## Exercise description
Starting at the first line of the data, please print exactly those lines through the one that holds "fill_color = '#ff5722'", omitting every picture.
[Begin]
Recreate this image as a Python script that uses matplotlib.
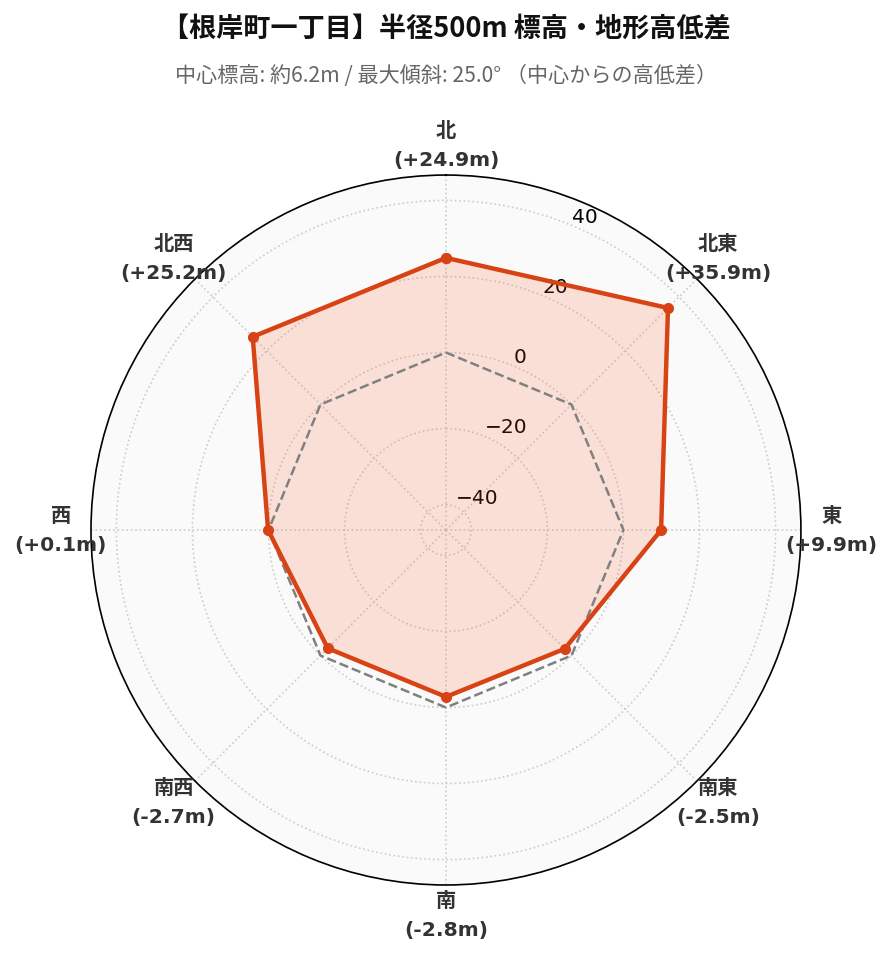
import numpy as np
import matplotlib
matplotlib.use("Agg")
import matplotlib.pyplot as plt

plt.rcParams['font.family'] = ['Noto Sans CJK JP', 'DejaVu Sans']

# data
directions = ['北', '北東', '東', '南東', '南', '南西', '西', '北西']
diffs = [24.9, 35.9, 9.9, -2.5, -2.8, -2.7, 0.1, 25.2]
center_elev = 6.2
max_slope = 25.0
title = '【根岸町一丁目】半径500m 標高・地形高低差'

line_color = '#d84315'
fill_color = '#ff5722'

angles = np.deg2rad(np.arange(len(directions)) * 45.0)
ang_closed = np.append(angles, angles[0])
val_closed = np.append(diffs, diffs[0])
lim = max(abs(v) for v in diffs) * 1.3

fig = plt.figure(figsize=(8.93, 9.62), dpi=100)
ax = fig.add_axes([0.1019, 0.079, 0.795, 0.738], projection='polar')
ax.set_theta_offset(np.pi / 2)
ax.set_theta_direction(-1)
ax.set_facecolor('#fafafa')

ax.plot(ang_closed, np.zeros_like(ang_closed), color='gray', lw=1.8, ls='--', zorder=3)
ax.fill(ang_closed, val_closed, color=fill_color, alpha=0.16, lw=0, zorder=2)
ax.plot(ang_closed, val_closed, color=line_color, lw=3.2, marker='o', ms=7, zorder=4)

ax.set_ylim(-lim, lim)
ax.set_yticks([-40, -20, 0, 20, 40])
ax.set_yticklabels(['\u221240', '\u221220', '0', '20', '40'], fontsize=14.5, family='DejaVu Sans')
ax.set_rlabel_position(22.5)

# direction labels, centered at a fixed radius just outside the circle
ax.set_xticks(angles)
ax.set_xticklabels([])
label_r = -lim + 1.085 * 2 * lim
for a, d, v in zip(angles, directions, diffs):
    ax.text(a, label_r, f'{d}\n({v:+.1f}m)', ha='center', va='center',
            fontsize=14.6, fontweight='bold', color='#333333', linespacing=1.65,
            family=['DejaVu Sans', 'Noto Sans CJK JP'], clip_on=False)

ax.grid(True, color='#cccccc', ls=':', lw=1.2)
ax.spines['polar'].set_color('black')
ax.spines['polar'].set_linewidth(1.2)

fig.text(0.5, 0.969, title, ha='center', va='center', fontsize=19.5, fontweight='bold', color='#111111')
fig.text(0.5, 0.921, f'中心標高: 約{center_elev}m / 最大傾斜: {max_slope}° （中心からの高低差）',
         ha='center', va='center', fontsize=15.2, color='#666666')

fig.savefig('out.png', dpi=100, facecolor='white')
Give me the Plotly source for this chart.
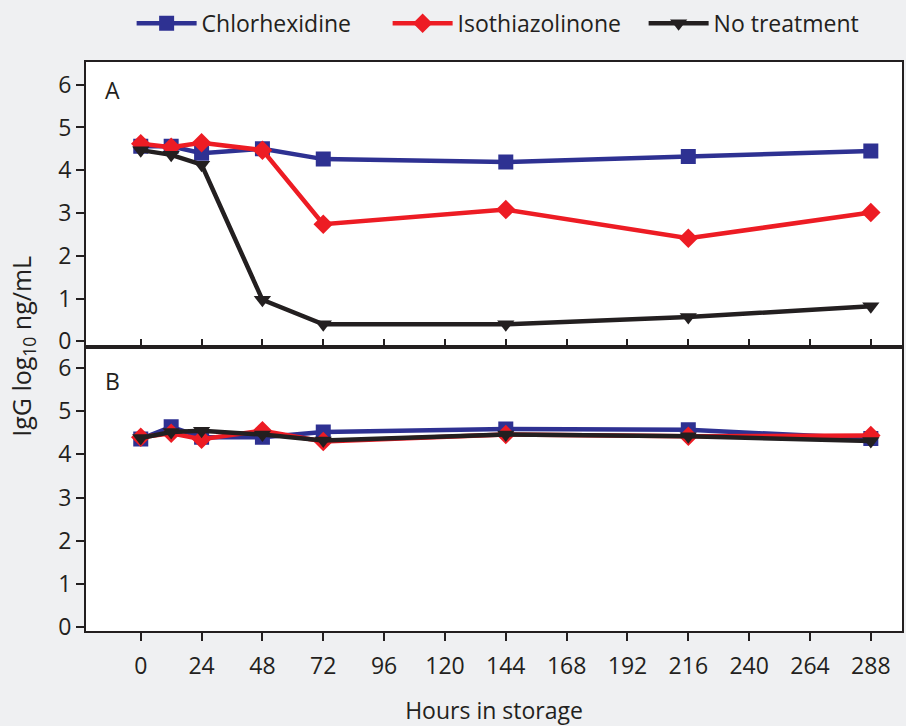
import plotly.graph_objects as go
from plotly.subplots import make_subplots

hours = [0, 12, 24, 48, 72, 144, 216, 288]
x_ticks = [0, 24, 48, 72, 96, 120, 144, 168, 192, 216, 240, 264, 288]

# Panel A
a_chlorhexidine = [4.56, 4.56, 4.40, 4.50, 4.26, 4.19, 4.32, 4.45]
a_isothiazolinone = [4.62, 4.54, 4.64, 4.47, 2.74, 3.08, 2.41, 3.01]
a_no_treatment = [4.47, 4.36, 4.13, 0.97, 0.40, 0.40, 0.57, 0.82]

# Panel B
b_chlorhexidine = [4.36, 4.64, 4.40, 4.40, 4.52, 4.59, 4.57, 4.37]
b_isothiazolinone = [4.40, 4.49, 4.35, 4.55, 4.30, 4.46, 4.42, 4.44]
b_no_treatment = [4.38, 4.52, 4.55, 4.46, 4.32, 4.46, 4.42, 4.31]

names = ["Chlorhexidine", "Isothiazolinone", "No treatment"]
colors = ["#2e3192", "#ed1c24", "#231f20"]
symbols = ["square", "diamond", "triangle-down"]
sizes = [15, 15, 15]

FONT = "Open Sans"
DARK = "#231f20"

fig = make_subplots(rows=2, cols=1, shared_xaxes=True, vertical_spacing=0)

for row, series in [(1, [a_chlorhexidine, a_isothiazolinone, a_no_treatment]),
                    (2, [b_chlorhexidine, b_isothiazolinone, b_no_treatment])]:
    for i, vals in enumerate(series):
        fig.add_trace(go.Scatter(
            x=hours, y=vals, mode="lines+markers", name=names[i],
            line=dict(color=colors[i], width=4.5),
            marker=dict(symbol=symbols[i], size=sizes[i], color=colors[i],
                        line=dict(width=0)),
            showlegend=(row == 1),
        ), row=row, col=1)

axis_common = dict(showgrid=False, zeroline=False, showline=True, mirror=True,
                   linecolor=DARK, linewidth=2, tickcolor=DARK, tickwidth=2,
                   ticklen=8, tickfont=dict(family=FONT, size=23, color=DARK))

fig.update_xaxes(**axis_common, range=[-21.6, 300.3], tickvals=x_ticks)
fig.update_xaxes(ticks="inside", showticklabels=False, row=1, col=1)
fig.update_xaxes(ticks="outside", showticklabels=True, row=2, col=1,
                 ticklabelstandoff=5,
                 title=dict(text="Hours in storage", font=dict(family=FONT, size=23, color=DARK),
                            standoff=26))
fig.update_yaxes(**axis_common, ticks="outside", tickvals=[0, 1, 2, 3, 4, 5, 6])
fig.update_yaxes(range=[-0.12, 6.53], row=1, col=1)
fig.update_yaxes(range=[-0.09, 6.5], row=2, col=1)

fig.add_annotation(text="A", x=0.032, y=0.9, xref="x domain", yref="y domain",
                   showarrow=False, font=dict(family=FONT, size=23, color=DARK),
                   xanchor="center", yanchor="middle")
fig.add_annotation(text="B", x=0.032, y=0.88, xref="x2 domain", yref="y2 domain",
                   showarrow=False, font=dict(family=FONT, size=23, color=DARK),
                   xanchor="center", yanchor="middle")
fig.add_annotation(text="IgG log<sub>10</sub> ng/mL", x=-0.078, y=0.5, xref="paper", yref="paper",
                   textangle=-90, showarrow=False, font=dict(family=FONT, size=25, color=DARK),
                   xanchor="center", yanchor="middle")

fig.update_layout(
    width=906, height=726,
    margin=dict(l=86, r=2, t=58, b=95),
    paper_bgcolor="#eff0f2", plot_bgcolor="white",
    font=dict(family=FONT, color=DARK),
    legend=dict(orientation="h", x=0.5265, xanchor="center", y=1.068, yanchor="middle",
                font=dict(family=FONT, size=23, color=DARK), bgcolor="rgba(0,0,0,0)",
                itemwidth=60, entrywidth=181, entrywidthmode="pixels", traceorder="normal"),
)

fig.write_html("out.html")
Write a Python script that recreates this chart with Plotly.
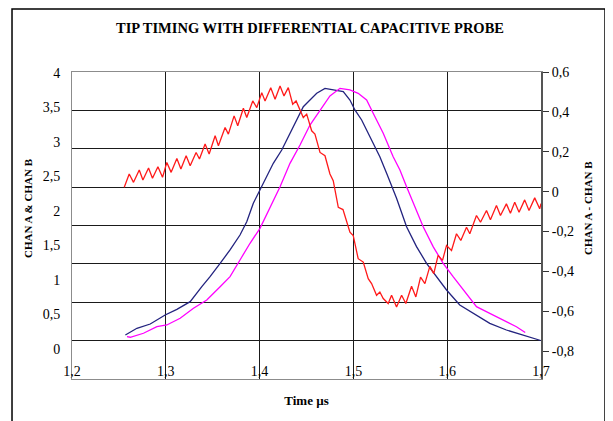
import plotly.graph_objects as go

# ---- data ----
time_a = [1.2569, 1.2692, 1.2834, 1.2993, 1.3118, 1.3260, 1.3384, 1.3472, 1.3579, 1.3685,
          1.3791, 1.3863, 1.3933, 1.4040, 1.4146, 1.4236, 1.4324, 1.4396, 1.4466, 1.4537,
          1.4609, 1.4697, 1.4785, 1.4892, 1.4963, 1.5016, 1.5088, 1.5176, 1.5282, 1.5354,
          1.5460, 1.5567, 1.5673, 1.5780, 1.5886, 1.5993, 1.6134, 1.6276, 1.6454, 1.6631,
          1.6808, 1.6997]
chan_a = [0.203, 0.300, 0.362, 0.493, 0.575, 0.686, 0.903, 1.048, 1.242, 1.435,
          1.652, 1.845, 2.112, 2.401, 2.691, 2.884, 3.126, 3.319, 3.512, 3.609,
          3.706, 3.778, 3.754, 3.729, 3.609, 3.464, 3.319, 3.077, 2.787, 2.546,
          2.184, 1.772, 1.483, 1.242, 1.048, 0.855, 0.638, 0.517, 0.372, 0.275,
          0.203, 0.123]

time_b = [1.2586, 1.2621, 1.2762, 1.2905, 1.3011, 1.3153, 1.3295, 1.3437, 1.3579, 1.3685,
          1.3791, 1.3898, 1.4004, 1.4111, 1.4218, 1.4324, 1.4431, 1.4537, 1.4644, 1.4750,
          1.4857, 1.4963, 1.5051, 1.5141, 1.5211, 1.5318, 1.5424, 1.5496, 1.5567, 1.5637,
          1.5744, 1.5850, 1.5957, 1.6063, 1.6170, 1.6312, 1.6454, 1.6595, 1.6738, 1.6832]
chan_b = [0.178, 0.170, 0.228, 0.323, 0.348, 0.445, 0.590, 0.710, 0.903, 1.048,
          1.290, 1.532, 1.749, 2.062, 2.352, 2.691, 2.957, 3.246, 3.464, 3.667,
          3.778, 3.754, 3.706, 3.609, 3.416, 3.126, 2.787, 2.594, 2.352, 2.112,
          1.772, 1.483, 1.242, 1.048, 0.855, 0.613, 0.517, 0.420, 0.323, 0.239]

time_d = [1.2557, 1.2610, 1.2656, 1.2717, 1.2756, 1.2816, 1.2858, 1.2916, 1.2965, 1.3011,
          1.3057, 1.3118, 1.3161, 1.3217, 1.3260, 1.3323, 1.3359, 1.3419, 1.3462, 1.3526,
          1.3561, 1.3632, 1.3667, 1.3728, 1.3767, 1.3827, 1.3863, 1.3927, 1.3970, 1.4023,
          1.4058, 1.4119, 1.4165, 1.4218, 1.4260, 1.4306, 1.4353, 1.4389, 1.4466, 1.4502,
          1.4555, 1.4590, 1.4644, 1.4697, 1.4750, 1.4785, 1.4839, 1.4889, 1.4963, 1.4998,
          1.5051, 1.5105, 1.5158, 1.5194, 1.5247, 1.5282, 1.5318, 1.5371, 1.5407, 1.5460,
          1.5514, 1.5559, 1.5620, 1.5666, 1.5716, 1.5762, 1.5815, 1.5857, 1.5903, 1.5950,
          1.5993, 1.6046, 1.6099, 1.6145, 1.6206, 1.6241, 1.6312, 1.6355, 1.6419, 1.6461,
          1.6525, 1.6568, 1.6631, 1.6674, 1.6720, 1.6766, 1.6826, 1.6872, 1.6933, 1.6986,
          1.7000]
chan_diff = [0.0215, 0.0885, 0.0465, 0.1085, 0.0585, 0.1185, 0.0665, 0.125, 0.0715, 0.1465,
             0.0965, 0.1665, 0.1135, 0.18, 0.13, 0.1965, 0.1635, 0.2385, 0.1885, 0.28,
             0.23, 0.3215, 0.2885, 0.38, 0.33, 0.4185, 0.3715, 0.455, 0.4215, 0.4965,
             0.455, 0.5215, 0.4635, 0.53, 0.48, 0.5215, 0.4385, 0.455, 0.3715, 0.3885,
             0.305, 0.2885, 0.1965, 0.18, 0.0885, 0.055, -0.0785, -0.09, -0.2035, -0.22,
             -0.3365, -0.3535, -0.4365, -0.4615, -0.52, -0.5035, -0.5365, -0.5615, -0.52, -0.5785,
             -0.52, -0.5615, -0.475, -0.5285, -0.4285, -0.4615, -0.375, -0.4115, -0.32, -0.345,
             -0.27, -0.295, -0.2115, -0.245, -0.1785, -0.2115, -0.12, -0.1535, -0.095, -0.1415,
             -0.07, -0.12, -0.0615, -0.1085, -0.0535, -0.1035, -0.0415, -0.095, -0.0315, -0.0865,
             -0.06]

x_ticks = [1.2, 1.3, 1.4, 1.5, 1.6, 1.7]
x_ticktext = ["1,2", "1,3", "1,4", "1,5", "1,6", "1,7"]
left_ticks = [0, 0.5, 1, 1.5, 2, 2.5, 3, 3.5, 4]
left_ticktext = ["0", "0,5", "1", "1,5", "2", "2,5", "3", "3,5", "4"]
# horizontal gridlines of the original drawing (evenly spaced, 8 bands)
grid_lines = [3.458, 2.902, 2.346, 1.790, 1.234, 0.677, 0.121]
right_ticks = [-0.8, -0.6, -0.4, -0.2, 0, 0.2, 0.4, 0.6]
right_ticktext = ["-0,8", "-0,6", "-0,4", "-0,2", "0", "0,2", "0,4", "0,6"]

FONT = "Liberation Serif, Times New Roman, serif"
GRID = "#1a1a1a"
TICK = 14

fig = go.Figure()
fig.add_trace(go.Scatter(x=time_a, y=chan_a, mode="lines", name="CHAN A",
                         line=dict(color="#23237f", width=1.3)))
fig.add_trace(go.Scatter(x=time_b, y=chan_b, mode="lines", name="CHAN B",
                         line=dict(color="#ff00ff", width=1.3)))
fig.add_trace(go.Scatter(x=time_d, y=chan_diff, mode="lines", name="CHAN A - CHAN B",
                         line=dict(color="#ff1a1a", width=1.3), yaxis="y2"))

fig.update_layout(
    width=605, height=413,
    margin=dict(l=64, r=72, t=64, b=42),
    paper_bgcolor="white", plot_bgcolor="white",
    showlegend=False,
    separators=",.",
    font=dict(family=FONT, size=TICK, color="black"),
    title=dict(text="TIP TIMING WITH DIFFERENTIAL CAPACITIVE PROBE",
               x=0.4992, y=0.9516, xref="container", yref="container",
               xanchor="center", yanchor="middle",
               font=dict(family=FONT, size=14.5, color="black", weight="bold")),
    xaxis=dict(range=[1.2, 1.7], tickvals=x_ticks, ticktext=x_ticktext,
               showgrid=True, gridcolor=GRID, gridwidth=1,
               showline=True, linecolor="#8c8c8c", linewidth=1, mirror=True,
               ticks="", ticklabelstandoff=-21, zeroline=False,
               tickfont=dict(size=TICK),
               title=dict(text="Time µs", standoff=18,
                          font=dict(family=FONT, size=13, weight="bold"))),
    yaxis=dict(range=[-0.435, 4.0145],
               tickvals=left_ticks, ticktext=left_ticktext,
               showgrid=False, zeroline=False,
               showline=True, linecolor="#8c8c8c", linewidth=1,
               ticks="outside", ticklen=8, tickcolor="rgba(0,0,0,0)",
               tickfont=dict(size=TICK),
               minor=dict(tickvals=grid_lines, showgrid=True, gridcolor=GRID,
                          gridwidth=1, ticks="")),
    yaxis2=dict(overlaying="y", side="right", range=[-0.94, 0.6],
                tickvals=right_ticks, ticktext=right_ticktext,
                showgrid=False, zeroline=False,
                showline=True, linecolor="#555555", linewidth=2,
                ticks="outside", ticklen=6, tickcolor="#333333",
                tickfont=dict(size=TICK)),
    annotations=[
        dict(text="CHAN A & CHAN B", xref="paper", yref="paper", x=-0.0938, y=0.557,
             textangle=-90, showarrow=False, xanchor="center", yanchor="middle",
             font=dict(family=FONT, size=11, weight="bold")),
        dict(text="CHAN A - CHAN B", xref="paper", yref="paper", x=1.1002, y=0.557,
             textangle=-90, showarrow=False, xanchor="center", yanchor="middle",
             font=dict(family=FONT, size=11, weight="bold")),
    ],
    shapes=[dict(type="rect", xref="paper", yref="paper",
                 x0=-0.1279, x1=1.1365, y0=-0.16, y1=1.205,
                 line=dict(color="black", width=1.5), layer="below")],
)

fig.write_html("out.html")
[End]
## Exercise answer
Recreate this image as a Python script that uses matplotlib.
import numpy as np
import matplotlib
matplotlib.use("Agg")
import matplotlib.pyplot as plt

plt.rcParams['font.family'] = ['Noto Sans CJK JP', 'DejaVu Sans']

# data
directions = ['北', '北東', '東', '南東', '南', '南西', '西', '北西']
diffs = [24.9, 35.9, 9.9, -2.5, -2.8, -2.7, 0.1, 25.2]
center_elev = 6.2
max_slope = 25.0
title = '【根岸町一丁目】半径500m 標高・地形高低差'

line_color = '#d84315'
fill_color = '#ff5722'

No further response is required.